I also want to clarify that I am a current City employee. I have ALWAYS contributed to my own pension for the 26 years I have been with the City. I do not have social security benefits. My retirement will not be 3 to 4 times what someone in the private sector earns in their retirement, not even close. It is too bad that some people in politics want to spin the truth, or even flat out lie to put themselves on a soapbox, and pin people against each other by having them believe something that is not truthful. We all pay taxes, so in a way we contribute to our own retirement twice! We all contribute to the street repairs we peform, the library we staff, the 911 dispatcher calls we answer. Do we question the salary, bonus or retirement that the SDGE workers earn? Or the cable company? Cell phone, grocerys – gas!! Everyone in this life pays for everything/everyone else in some way or fashion. If you work at a fast food establishment or or a high paid attorney – everyone else pays your way – the money doesn’t fall from the sky. I hope that you will seek the truth rather than believe the propaganda that Carl puts out for the sake of his own grandstanding.

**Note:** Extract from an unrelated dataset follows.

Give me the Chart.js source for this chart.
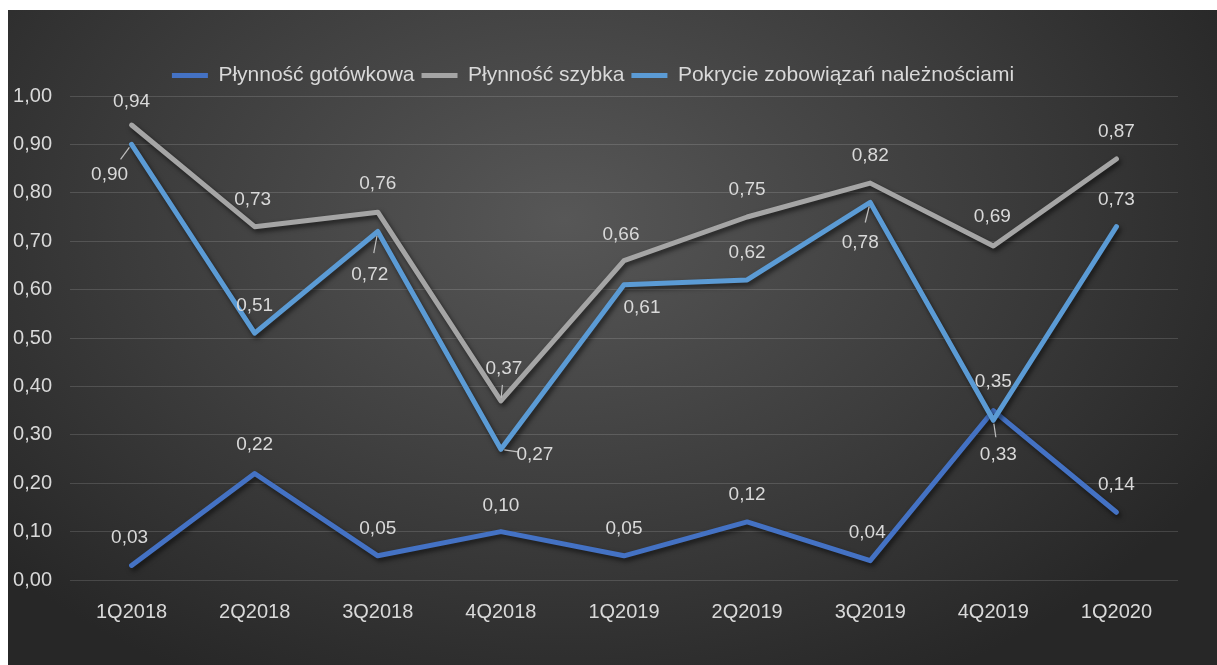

lllz May 14, 2012 at 10:43 am

Is Carl’s spouse a felon, or even a fugitive? These docs say yes.


Ernie McCray May 14, 2012 at 11:11 am

Jim, you painted this dude like a great artist lays down a subject on canvas. Everything I’ve thought about Carl you expressed brilliantly.


Arthur Salm May 14, 2012 at 1:17 pm

There are so many great lines in this piece, but this one really gets to the heart of the matter:

“DeMaio draws on San Diegans’ legitimate anger and frustration with the economy and the failure of our city’s radically underfunded services to adequately serve the public and redirects it not at the economic movers and shakers or the politicians who actually made the decisions that nearly bankrupted San Diego, but at beleaguered city workers.”

Thus it has been for way, way too long — the playing off of the middle class against the lower middle class and the poor. It used to be that people would say, “Hey, he has a pension, why don’t I?”, or “Hey, she has health care, why don’t I?” But the middle class has turned, or rather, been turned on itself; the refrain now concludes with, “Let’s take pensions/health care away from them.” DeMaio and his crooked free-market wrecking crew intend to slam into place infrastructure that ensures the funneling of all beyond-bare-subsistence public monies into the bulging coffers (I gotta look up “coffers” some day) of the rapacious despoilers of our land, our city, our society.


Goastskull May 14, 2012 at 2:11 pm

“Carl DeMaio Is a Dangerous, Mean-Spirited Liar”
Maybe I’m just overly pessimistic, but doesn’t that pretty much describe anyone who chooses public office as a career choice regardless of personal political leanings? Don’t get me wrong, I’m not voting for him but just sayin.


Eva May 19, 2012 at 12:41 pm

How can you, Carl, be part of something that would deny you a way of life, and literally say you don’t matter? Just for that alone I would not vote for you. You’d sell out your family if it got you into office.